A full-scale bust would have much greater global impact. A 50 percent plunge in nationwide prices, according to one study, would render worthless one fifth of the $350 billion Japan’s banks have lent real-estate companies. The world is already feeling the effects of Japan’s sharp cutback in overseas lending, but a real-estate crash could make today’s credit crunch seem like the good old days. It would also produce another rout in Japan’s equities market, which would not be good news for stocks in the United States and Europe.

If most analysts still believe a crash can be avoided, it’s due to the peculiarities of the Japanese market. Optimists contend it’s not much of a market at all, since even when money is loose there isn’t much buying and selling. That’s mainly because the tax system places a light burden on holding onto land, but is punitive when it comes to selling at a capital gain.
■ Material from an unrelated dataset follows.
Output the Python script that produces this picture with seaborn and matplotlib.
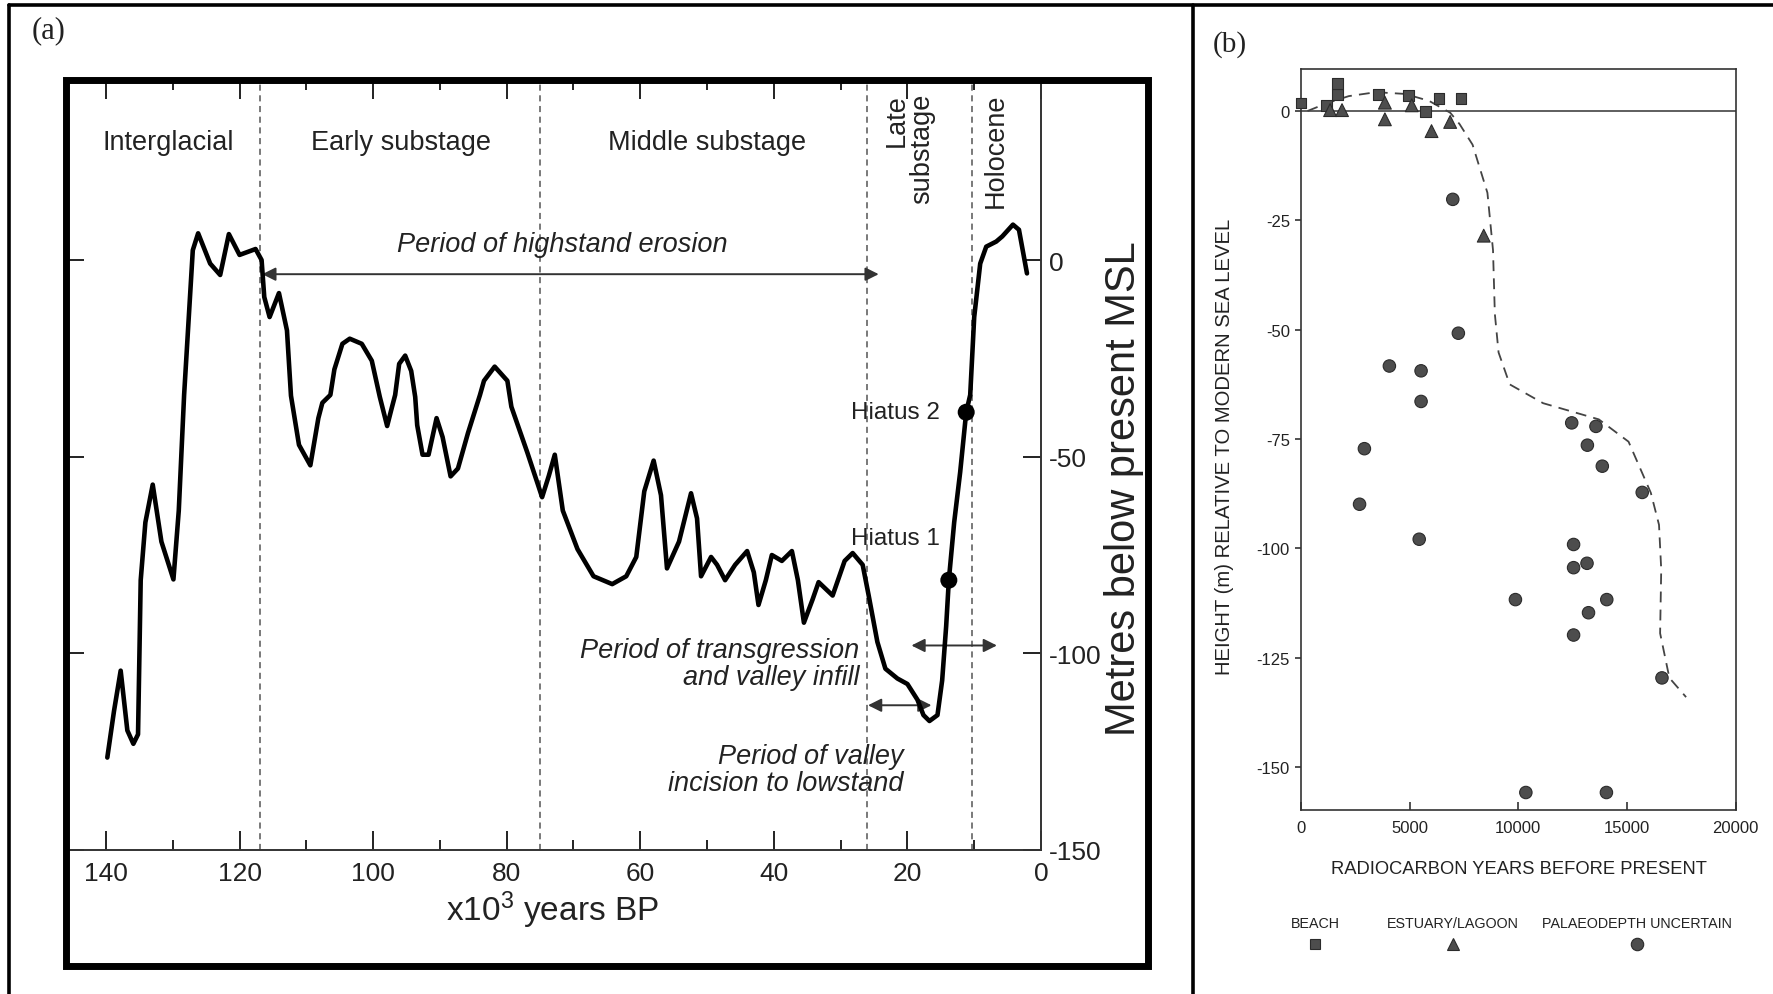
import matplotlib
matplotlib.use("Agg")
import matplotlib.pyplot as plt
import seaborn as sns
import pandas as pd
from matplotlib.patches import Rectangle
from matplotlib.lines import Line2D
from matplotlib.ticker import MultipleLocator

# Estilo geral
sns.set_theme(style="white")
plt.rcParams["font.family"] = ["Liberation Sans", "DejaVu Sans"]
plt.rcParams["axes.unicode_minus"] = False
plt.rcParams["mathtext.default"] = "regular"

SERIFA = ["Liberation Serif", "DejaVu Serif"]
TINTA = "#222222"

# Painel (a): curva do nivel do mar (mil anos BP x metros)
idade_ka = [139.8, 138.8, 137.8, 136.8, 135.9, 135.2, 134.8, 134.1, 133.0, 131.7,
            129.9, 129.1, 128.3, 127.0, 126.2, 124.4, 122.9, 121.6, 120.0, 117.6,
            116.7, 116.3, 115.5, 114.1, 112.9, 112.3, 111.1, 109.4, 108.2, 107.6,
            106.4, 105.8, 104.6, 103.5, 101.7, 100.2, 99.0, 97.9, 97.3, 96.7,
            96.1, 95.2, 94.3, 93.7, 93.4, 92.6, 91.7, 90.5, 89.6, 88.4,
            87.3, 85.8, 84.0, 83.4, 81.8, 79.9, 79.3, 76.9, 74.7, 73.7,
            72.8, 71.6, 69.4, 67.0, 64.2, 62.1, 60.6, 59.4, 58.0, 56.9,
            56.0, 54.2, 52.4, 51.5, 50.9, 49.4, 48.5, 47.3, 45.8, 44.0,
            43.0, 42.3, 41.2, 40.3, 38.8, 37.3, 36.4, 35.5, 34.2, 33.3,
            31.2, 29.4, 28.2, 26.7, 25.8, 24.5, 23.3, 21.5, 20.0, 18.5,
            17.6, 16.7, 15.5, 14.8, 14.2, 13.8, 13.0, 12.1, 11.2, 10.6,
            10.0, 9.1, 8.2, 6.7, 5.8, 4.2, 3.3, 2.1]
nivel_m = [-126.5, -114.7, -104.4, -119.6, -123.0, -120.6, -81.4, -66.7, -57.1, -71.6,
           -81.2, -63.7, -34.3, 2.5, 6.8, -0.9, -3.8, 6.6, 1.3, 2.8,
           0.0, -9.4, -14.5, -8.4, -17.9, -34.5, -47.0, -52.2, -40.2, -36.3,
           -34.3, -27.8, -21.3, -20.0, -21.3, -25.6, -34.8, -42.2, -38.2, -34.3,
           -26.4, -24.3, -28.2, -34.8, -42.0, -49.5, -49.5, -40.2, -45.0, -55.0,
           -53.0, -44.0, -34.3, -30.7, -27.1, -30.7, -37.3, -49.0, -60.3, -54.9,
           -49.5, -63.7, -73.5, -80.4, -82.4, -80.4, -75.5, -58.8, -51.0, -59.8,
           -78.4, -71.6, -59.3, -65.7, -80.4, -75.5, -77.5, -81.4, -77.5, -74.0,
           -79.4, -87.7, -81.4, -75.0, -76.5, -74.0, -81.4, -92.2, -86.3, -81.9,
           -85.3, -76.5, -74.5, -77.5, -85.3, -97.1, -103.9, -106.4, -107.8, -111.8,
           -115.7, -117.2, -115.7, -106.9, -93.1, -81.4, -66.7, -53.9, -38.7, -34.3,
           -14.5, -0.9, 3.4, 4.7, 6.0, 9.0, 7.7, -3.4]

hiato_ka = [13.8, 11.2]
hiato_m = [-81.4, -38.7]
hiato_rotulo = ["Hiatus 1", "Hiatus 2"]

limites_ka = [117, 75, 26, 10.4]
fases = ["Interglacial", "Early substage", "Middle substage"]
fases_ka = [130.7, 95.8, 50.0]

ticks_x_a = [140, 120, 100, 80, 60, 40, 20, 0]
ticks_y_a = [0, -50, -100, -150]

# Painel (b): datas de radiocarbono
praia_anos = [0, 1167, 1665, 1665, 3553, 4943, 5716, 6351, 7364]
praia_m = [1.8, 1.2, 3.8, 6.2, 3.7, 3.6, -0.2, 2.8, 2.8]
estuario_anos = [1339, 1888, 3862, 3862, 5098, 6008, 6866, 8411]
estuario_m = [0.2, 0.2, 1.9, -1.9, 1.3, -4.6, -2.5, -28.5]
incerto_anos = [6986, 7243, 4068, 5527, 5527, 2918, 12461, 13577, 13182, 13869,
                15706, 2695, 5441, 12547, 12547, 13165, 9870, 14075, 13234, 12547,
                16615, 10350, 14058]
incerto_m = [-20.2, -50.8, -58.3, -59.4, -66.4, -77.2, -71.3, -72.1, -76.4, -81.2,
             -87.2, -89.9, -97.9, -99.1, -104.4, -103.4, -111.7, -111.7, -114.7, -119.8,
             -129.6, -155.8, -155.8]

curva_b_anos = [300, 1200, 2200, 3450, 4800, 5900, 6870, 7300, 7897, 8581, 8838,
                8923, 9094, 9607, 11145, 13709, 15077, 16103, 16479, 16581, 16530,
                16957, 17726]
curva_b_m = [0.0, 1.8, 3.4, 4.3, 3.9, 2.3, -0.4, -3.0, -7.7, -18.7, -31.8,
             -46.4, -55.2, -62.5, -66.8, -70.5, -75.6, -87.3, -94.6, -104.8, -119.4,
             -129.6, -134.0]

categorias_b = ["BEACH", "ESTUARY/LAGOON", "PALAEODEPTH UNCERTAIN"]
marcadores_b = {"BEACH": "s", "ESTUARY/LAGOON": "^", "PALAEODEPTH UNCERTAIN": "o"}
tamanhos_b = {"BEACH": 60, "ESTUARY/LAGOON": 85, "PALAEODEPTH UNCERTAIN": 80}

ticks_x_b = [0, 5000, 10000, 15000, 20000]
ticks_y_b = [0, -25, -50, -75, -100, -125, -150]

W, H = 1773, 995


def fx(px):
    return px / W


def fy(py):
    return 1 - py / H


fig = plt.figure(figsize=(W / 100, H / 100), dpi=100)
fig.patch.set_facecolor("white")

# moldura externa
for xs, ys in [([fx(9), fx(9)], [0, fy(6)]),
               ([fx(9), 1], [fy(6), fy(6)]),
               ([fx(1193), fx(1193)], [0, fy(6)])]:
    fig.add_artist(Line2D(xs, ys, transform=fig.transFigure, color="black", lw=2.6))

fig.text(fx(32), fy(31), "(a)", family=SERIFA, fontsize=22, ha="left", va="center", color=TINTA)
fig.text(fx(1213), fy(45), "(b)", family=SERIFA, fontsize=21, ha="left", va="center", color=TINTA)

# ---------------- painel (a)
ax = fig.add_axes([fx(65.5), fy(851), fx(1041) - fx(65.5), fy(80.5) - fy(851)])
ax.set_facecolor("white")

sns.lineplot(x=idade_ka, y=nivel_m, ax=ax, color="black", lw=3.3, sort=False,
             estimator=None, zorder=4)
ax.lines[-1].set_solid_joinstyle("round")
ax.lines[-1].set_solid_capstyle("round")
sns.scatterplot(x=hiato_ka, y=hiato_m, ax=ax, s=150, color="black", edgecolor="none",
                zorder=5, legend=False)

for lim in limites_ka:
    ax.axvline(lim, color="#555555", lw=1.1, ls=(0, (4, 3)), zorder=1)

ax.set_xlim(146.06, 0)
ax.set_ylim(-150, 45.9)
ax.set_xticks(ticks_x_a)
ax.set_xticklabels([str(t) for t in ticks_x_a])
ax.xaxis.set_minor_locator(MultipleLocator(10))
ax.set_yticks(ticks_y_a)
ax.set_yticklabels([str(t) for t in ticks_y_a])
ax.tick_params(axis="x", which="major", direction="in", length=14, width=1.4,
               top=True, bottom=True, labelsize=19, pad=8, colors=TINTA)
ax.tick_params(axis="x", which="minor", direction="in", length=7, width=1.4,
               top=True, bottom=True, colors=TINTA)
ax.tick_params(axis="y", direction="in", length=13, width=1.4, left=True, right=True,
               labelleft=False, labelright=True, labelsize=19, pad=6, colors=TINTA)
for lado in ["left", "top"]:
    ax.spines[lado].set_visible(False)
for lado in ["bottom", "right"]:
    ax.spines[lado].set_color("#333333")
    ax.spines[lado].set_linewidth(1.4)

for nome, xk in zip(fases, fases_ka):
    ax.text(xk, 30.0, nome, ha="center", va="center", fontsize=19.5, color=TINTA)
ax.text(19.7, 42.5, "Late\nsubstage", rotation=90, ha="center", va="top",
        multialignment="right", fontsize=19.5, linespacing=0.95, color=TINTA)
ax.text(6.8, 42.5, "Holocene", rotation=90, ha="center", va="top", fontsize=19.5, color=TINTA)

ax.text(71.6, 4.0, "Period of highstand erosion", style="italic", ha="center",
        va="center", fontsize=19.5, color=TINTA)
ax.annotate("", xy=(24.3, -3.6), xytext=(116.6, -3.6),
            arrowprops=dict(arrowstyle="<|-|>", color="#333333", lw=1.4,
                            mutation_scale=20, shrinkA=0, shrinkB=0))
ax.text(27.2, -102.7, "Period of transgression\nand valley infill", style="italic",
        ha="right", va="center", multialignment="right", fontsize=19.5,
        linespacing=1.05, color=TINTA)
ax.annotate("", xy=(6.6, -98), xytext=(19.4, -98),
            arrowprops=dict(arrowstyle="<|-|>", color="#333333", lw=1.4,
                            mutation_scale=20, shrinkA=0, shrinkB=0))
ax.text(20.6, -129.5, "Period of valley\nincision to lowstand", style="italic",
        ha="right", va="center", multialignment="right", fontsize=19.5,
        linespacing=1.05, color=TINTA)
ax.annotate("", xy=(16.4, -113.2), xytext=(25.9, -113.2),
            arrowprops=dict(arrowstyle="<|-|>", color="#333333", lw=1.4,
                            mutation_scale=20, shrinkA=0, shrinkB=0))
for xk, yk, rot in zip(hiato_ka, hiato_m, hiato_rotulo):
    ydes = yk + 10.8 if rot == "Hiatus 1" else yk
    ax.text(15.2, ydes, rot, ha="right", va="center", fontsize=17.5, color=TINTA)

fig.text(fx(552), fy(910), r"x10$^3$ years BP", ha="center", va="center",
         fontsize=24, color=TINTA)
fig.text(fx(1124), fy(489), "Metres below present MSL", rotation=90, ha="center",
         va="center", fontsize=30, color=TINTA)

fig.add_artist(Rectangle((fx(65.5), fy(966.5)), fx(1147.5) - fx(65.5),
                         fy(80.5) - fy(966.5), transform=fig.transFigure,
                         fill=False, lw=5, edgecolor="black", zorder=10))

# ---------------- painel (b)
axb = fig.add_axes([fx(1301), fy(811), fx(1735.5) - fx(1301), fy(70) - fy(811)])
axb.set_facecolor("white")

df_b = pd.DataFrame({
    "anos": praia_anos + estuario_anos + incerto_anos,
    "altura": praia_m + estuario_m + incerto_m,
    "ambiente": (["BEACH"] * len(praia_anos) + ["ESTUARY/LAGOON"] * len(estuario_anos)
                 + ["PALAEODEPTH UNCERTAIN"] * len(incerto_anos)),
})

axb.axhline(0, color="#333333", lw=1.1, zorder=2)
sns.lineplot(x=curva_b_anos, y=curva_b_m, ax=axb, sort=False, estimator=None,
             color="#444444", lw=1.3, linestyle=(0, (6, 4)), zorder=2)
sns.scatterplot(data=df_b, x="anos", y="altura", hue="ambiente", style="ambiente",
                size="ambiente", markers=marcadores_b, sizes=tamanhos_b,
                palette={c: "#4d4d4d" for c in categorias_b}, edgecolor="#2b2b2b",
                linewidth=0.8, legend=False, ax=axb, zorder=3, clip_on=False)

axb.set_xlim(0, 20000)
axb.set_ylim(-159.8, 9.6)
axb.set_xticks(ticks_x_b)
axb.set_xticklabels([str(t) for t in ticks_x_b])
axb.set_yticks(ticks_y_b)
axb.set_yticklabels([str(t) for t in ticks_y_b])
axb.tick_params(axis="x", direction="in", length=6, width=1.1, bottom=True,
                labelsize=12, pad=7, colors=TINTA)
axb.tick_params(axis="y", direction="out", length=4, width=1.1, left=True,
                labelsize=12, pad=4, colors=TINTA)
for esp in axb.spines.values():
    esp.set_color("#333333")
    esp.set_linewidth(1.2)
axb.set_xlabel("")
axb.set_ylabel("")

fig.text(fx(1519), fy(870), "RADIOCARBON YEARS BEFORE PRESENT", ha="center",
         va="center", fontsize=13.2, color=TINTA)
fig.text(fx(1224), fy(447), "HEIGHT (m) RELATIVE TO MODERN SEA LEVEL", rotation=90,
         ha="center", va="center", fontsize=14.6, color=TINTA)

# legenda: rotulo em cima, simbolo embaixo
for cat, cx in zip(categorias_b, [1315, 1453, 1637]):
    fig.text(fx(cx), fy(924), cat, ha="center", va="center", fontsize=10.3,
             color=TINTA)
    fig.add_artist(Line2D([fx(cx)], [fy(945)], transform=fig.transFigure,
                          marker=marcadores_b[cat], ms=tamanhos_b[cat] ** 0.5,
                          color="#4d4d4d", mec="#2b2b2b", mew=0.8, ls="none"))

fig.savefig("out.png", dpi=100, facecolor="white")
The point is crucial, because a crash comes only when there is a stampede of desperate sellers.

Japan’s banks, unlike America’s, are also better equipped to contain the damage. Although weakened, most major banks are part of huge financial and industrial groups that may be able, if necessary, to find places “to warehouse distressed property for a while,” as Jardine Fleming Securities analyst Bernard Siman puts it. If that’s true, it will be a rare instance in which Japan’s way of doing business, viewed from abroad, turns out be a source of relief rather than frustration.